Could you repeat the records below exactly, leaving out any pictures?

-- Begin Data supplied --

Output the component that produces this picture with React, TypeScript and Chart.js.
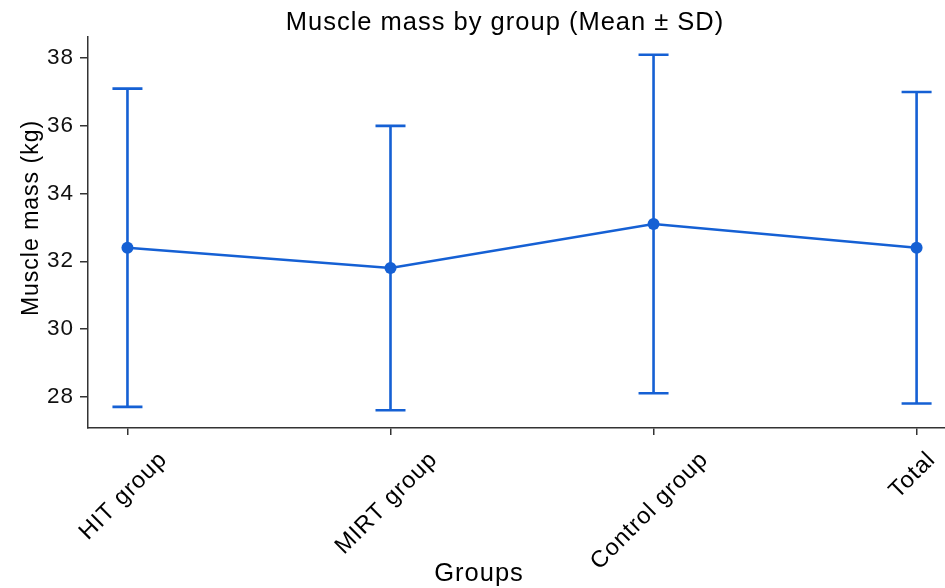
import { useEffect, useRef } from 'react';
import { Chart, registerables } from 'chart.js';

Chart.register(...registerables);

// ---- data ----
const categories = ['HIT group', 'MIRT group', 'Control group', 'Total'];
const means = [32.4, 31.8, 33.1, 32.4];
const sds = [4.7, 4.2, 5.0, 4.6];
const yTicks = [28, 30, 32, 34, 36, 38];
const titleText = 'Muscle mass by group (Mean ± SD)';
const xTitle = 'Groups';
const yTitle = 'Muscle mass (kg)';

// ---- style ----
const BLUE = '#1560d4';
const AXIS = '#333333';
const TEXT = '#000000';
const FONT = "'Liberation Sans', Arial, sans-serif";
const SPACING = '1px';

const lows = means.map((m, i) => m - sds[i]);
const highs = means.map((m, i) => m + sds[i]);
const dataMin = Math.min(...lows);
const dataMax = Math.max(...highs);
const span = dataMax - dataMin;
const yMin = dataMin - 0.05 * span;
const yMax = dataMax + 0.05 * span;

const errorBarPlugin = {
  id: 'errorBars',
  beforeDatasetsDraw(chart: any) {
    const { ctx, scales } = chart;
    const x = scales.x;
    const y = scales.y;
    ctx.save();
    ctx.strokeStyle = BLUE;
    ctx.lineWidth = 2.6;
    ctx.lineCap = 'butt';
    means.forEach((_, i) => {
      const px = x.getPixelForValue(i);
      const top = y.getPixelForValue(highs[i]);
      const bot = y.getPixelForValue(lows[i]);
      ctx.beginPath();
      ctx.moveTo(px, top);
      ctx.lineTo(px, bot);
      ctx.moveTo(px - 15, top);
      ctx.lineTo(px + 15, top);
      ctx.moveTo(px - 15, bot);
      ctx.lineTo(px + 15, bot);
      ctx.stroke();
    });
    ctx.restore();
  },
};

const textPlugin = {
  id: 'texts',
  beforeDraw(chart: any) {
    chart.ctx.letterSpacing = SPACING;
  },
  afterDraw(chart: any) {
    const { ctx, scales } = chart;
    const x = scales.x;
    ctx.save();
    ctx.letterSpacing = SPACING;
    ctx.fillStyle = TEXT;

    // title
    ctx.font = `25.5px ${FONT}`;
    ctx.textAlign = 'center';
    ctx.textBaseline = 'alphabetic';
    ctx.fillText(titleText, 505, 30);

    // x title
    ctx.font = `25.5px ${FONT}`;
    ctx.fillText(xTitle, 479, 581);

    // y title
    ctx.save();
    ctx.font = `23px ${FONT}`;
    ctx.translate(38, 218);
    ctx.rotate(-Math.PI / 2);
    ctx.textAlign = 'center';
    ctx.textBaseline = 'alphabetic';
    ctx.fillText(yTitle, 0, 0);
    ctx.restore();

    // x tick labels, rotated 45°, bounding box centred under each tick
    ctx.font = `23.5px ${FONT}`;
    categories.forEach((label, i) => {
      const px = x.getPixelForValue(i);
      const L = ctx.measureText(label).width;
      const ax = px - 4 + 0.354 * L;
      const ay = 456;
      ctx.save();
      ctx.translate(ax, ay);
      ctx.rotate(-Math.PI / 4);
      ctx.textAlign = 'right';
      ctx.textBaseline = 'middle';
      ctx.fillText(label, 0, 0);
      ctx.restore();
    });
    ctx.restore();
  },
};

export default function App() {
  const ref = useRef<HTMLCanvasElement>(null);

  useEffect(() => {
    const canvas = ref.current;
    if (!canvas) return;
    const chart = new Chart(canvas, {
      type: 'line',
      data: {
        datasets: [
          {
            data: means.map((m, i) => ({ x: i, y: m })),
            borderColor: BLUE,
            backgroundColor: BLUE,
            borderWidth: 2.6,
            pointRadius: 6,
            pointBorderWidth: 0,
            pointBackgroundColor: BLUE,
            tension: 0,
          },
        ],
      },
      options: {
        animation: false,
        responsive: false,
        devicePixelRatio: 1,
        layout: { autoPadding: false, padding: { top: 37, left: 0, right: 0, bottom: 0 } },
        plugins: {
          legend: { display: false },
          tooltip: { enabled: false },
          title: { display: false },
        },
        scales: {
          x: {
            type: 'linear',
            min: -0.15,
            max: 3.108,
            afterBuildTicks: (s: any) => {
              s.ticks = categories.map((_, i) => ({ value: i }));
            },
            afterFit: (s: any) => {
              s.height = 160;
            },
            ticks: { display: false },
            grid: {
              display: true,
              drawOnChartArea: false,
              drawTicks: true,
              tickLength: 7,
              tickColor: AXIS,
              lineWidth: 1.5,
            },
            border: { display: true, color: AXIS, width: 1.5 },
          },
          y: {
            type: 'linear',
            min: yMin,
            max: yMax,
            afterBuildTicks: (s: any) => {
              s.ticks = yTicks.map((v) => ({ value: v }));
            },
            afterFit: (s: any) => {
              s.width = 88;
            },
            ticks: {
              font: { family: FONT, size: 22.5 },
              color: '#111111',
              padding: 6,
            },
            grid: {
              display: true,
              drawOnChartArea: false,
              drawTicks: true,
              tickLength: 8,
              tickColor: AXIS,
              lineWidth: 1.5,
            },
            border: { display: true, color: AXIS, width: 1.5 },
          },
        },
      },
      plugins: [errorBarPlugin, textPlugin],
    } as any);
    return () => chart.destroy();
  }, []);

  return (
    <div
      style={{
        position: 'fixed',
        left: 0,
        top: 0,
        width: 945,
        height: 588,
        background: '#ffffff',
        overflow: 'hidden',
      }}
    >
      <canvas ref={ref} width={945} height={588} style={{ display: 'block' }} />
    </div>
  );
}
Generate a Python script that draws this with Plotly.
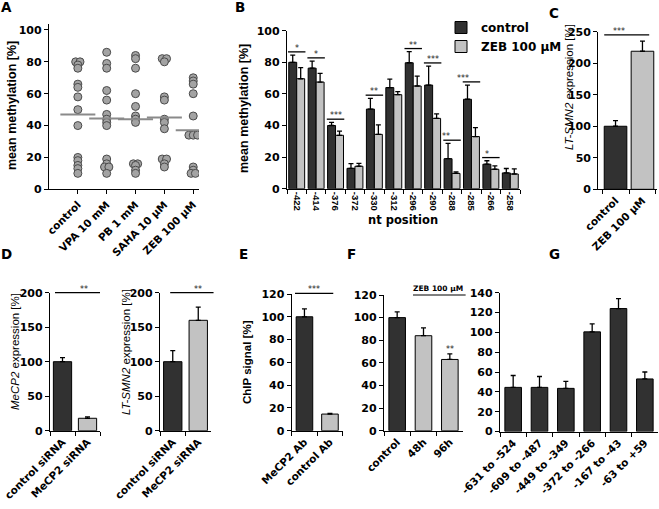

-- End Data supplied --

Full response:
Output the component that produces this picture with React, TypeScript and Chart.js.
import { useEffect, useRef } from 'react';
import { Chart, registerables } from 'chart.js';

Chart.register(...registerables);

// ---- data ----
const categories = ['HIT group', 'MIRT group', 'Control group', 'Total'];
const means = [32.4, 31.8, 33.1, 32.4];
const sds = [4.7, 4.2, 5.0, 4.6];
const yTicks = [28, 30, 32, 34, 36, 38];
const titleText = 'Muscle mass by group (Mean ± SD)';
const xTitle = 'Groups';
const yTitle = 'Muscle mass (kg)';

// ---- style ----
const BLUE = '#1560d4';
const AXIS = '#333333';
const TEXT = '#000000';
const FONT = "'Liberation Sans', Arial, sans-serif";
const SPACING = '1px';

const lows = means.map((m, i) => m - sds[i]);
const highs = means.map((m, i) => m + sds[i]);
const dataMin = Math.min(...lows);
const dataMax = Math.max(...highs);
const span = dataMax - dataMin;
const yMin = dataMin - 0.05 * span;
const yMax = dataMax + 0.05 * span;

const errorBarPlugin = {
  id: 'errorBars',
  beforeDatasetsDraw(chart: any) {
    const { ctx, scales } = chart;
    const x = scales.x;
    const y = scales.y;
    ctx.save();
    ctx.strokeStyle = BLUE;
    ctx.lineWidth = 2.6;
    ctx.lineCap = 'butt';
    means.forEach((_, i) => {
      const px = x.getPixelForValue(i);
      const top = y.getPixelForValue(highs[i]);
      const bot = y.getPixelForValue(lows[i]);
      ctx.beginPath();
      ctx.moveTo(px, top);
      ctx.lineTo(px, bot);
      ctx.moveTo(px - 15, top);
      ctx.lineTo(px + 15, top);
      ctx.moveTo(px - 15, bot);
      ctx.lineTo(px + 15, bot);
      ctx.stroke();
    });
    ctx.restore();
  },
};

const textPlugin = {
  id: 'texts',
  beforeDraw(chart: any) {
    chart.ctx.letterSpacing = SPACING;
  },
  afterDraw(chart: any) {
    const { ctx, scales } = chart;
    const x = scales.x;
    ctx.save();
    ctx.letterSpacing = SPACING;
    ctx.fillStyle = TEXT;

    // title
    ctx.font = `25.5px ${FONT}`;
    ctx.textAlign = 'center';
    ctx.textBaseline = 'alphabetic';
    ctx.fillText(titleText, 505, 30);

    // x title
    ctx.font = `25.5px ${FONT}`;
    ctx.fillText(xTitle, 479, 581);

    // y title
    ctx.save();
    ctx.font = `23px ${FONT}`;
    ctx.translate(38, 218);
    ctx.rotate(-Math.PI / 2);
    ctx.textAlign = 'center';
    ctx.textBaseline = 'alphabetic';
    ctx.fillText(yTitle, 0, 0);
    ctx.restore();

    // x tick labels, rotated 45°, bounding box centred under each tick
    ctx.font = `23.5px ${FONT}`;
    categories.forEach((label, i) => {
      const px = x.getPixelForValue(i);
      const L = ctx.measureText(label).width;
      const ax = px - 4 + 0.354 * L;
      const ay = 456;
      ctx.save();
      ctx.translate(ax, ay);
      ctx.rotate(-Math.PI / 4);
      ctx.textAlign = 'right';
      ctx.textBaseline = 'middle';
      ctx.fillText(label, 0, 0);
      ctx.restore();
    });
    ctx.restore();
  },
};

export default function App() {
  const ref = useRef<HTMLCanvasElement>(null);

  useEffect(() => {
    const canvas = ref.current;
    if (!canvas) return;
    const chart = new Chart(canvas, {
      type: 'line',
      data: {
        datasets: [
          {
            data: means.map((m, i) => ({ x: i, y: m })),
            borderColor: BLUE,
            backgroundColor: BLUE,
            borderWidth: 2.6,
            pointRadius: 6,
            pointBorderWidth: 0,
            pointBackgroundColor: BLUE,
            tension: 0,
          },
        ],
      },
      options: {
        animation: false,
        responsive: false,
        devicePixelRatio: 1,
        layout: { autoPadding: false, padding: { top: 37, left: 0, right: 0, bottom: 0 } },
        plugins: {
          legend: { display: false },
          tooltip: { enabled: false },
          title: { display: false },
        },
        scales: {
          x: {
            type: 'linear',
            min: -0.15,
            max: 3.108,
            afterBuildTicks: (s: any) => {
              s.ticks = categories.map((_, i) => ({ value: i }));
            },
            afterFit: (s: any) => {
              s.height = 160;
            },
            ticks: { display: false },
            grid: {
              display: true,
              drawOnChartArea: false,
              drawTicks: true,
              tickLength: 7,
              tickColor: AXIS,
              lineWidth: 1.5,
            },
            border: { display: true, color: AXIS, width: 1.5 },
          },
          y: {
            type: 'linear',
            min: yMin,
            max: yMax,
            afterBuildTicks: (s: any) => {
              s.ticks = yTicks.map((v) => ({ value: v }));
            },
            afterFit: (s: any) => {
              s.width = 88;
            },
            ticks: {
              font: { family: FONT, size: 22.5 },
              color: '#111111',
              padding: 6,
            },
            grid: {
              display: true,
              drawOnChartArea: false,
              drawTicks: true,
              tickLength: 8,
              tickColor: AXIS,
              lineWidth: 1.5,
            },
            border: { display: true, color: AXIS, width: 1.5 },
          },
        },
      },
      plugins: [errorBarPlugin, textPlugin],
    } as any);
    return () => chart.destroy();
  }, []);

  return (
    <div
      style={{
        position: 'fixed',
        left: 0,
        top: 0,
        width: 945,
        height: 588,
        background: '#ffffff',
        overflow: 'hidden',
      }}
    >
      <canvas ref={ref} width={945} height={588} style={{ display: 'block' }} />
    </div>
  );
}
Generate a Python script that draws this with Plotly.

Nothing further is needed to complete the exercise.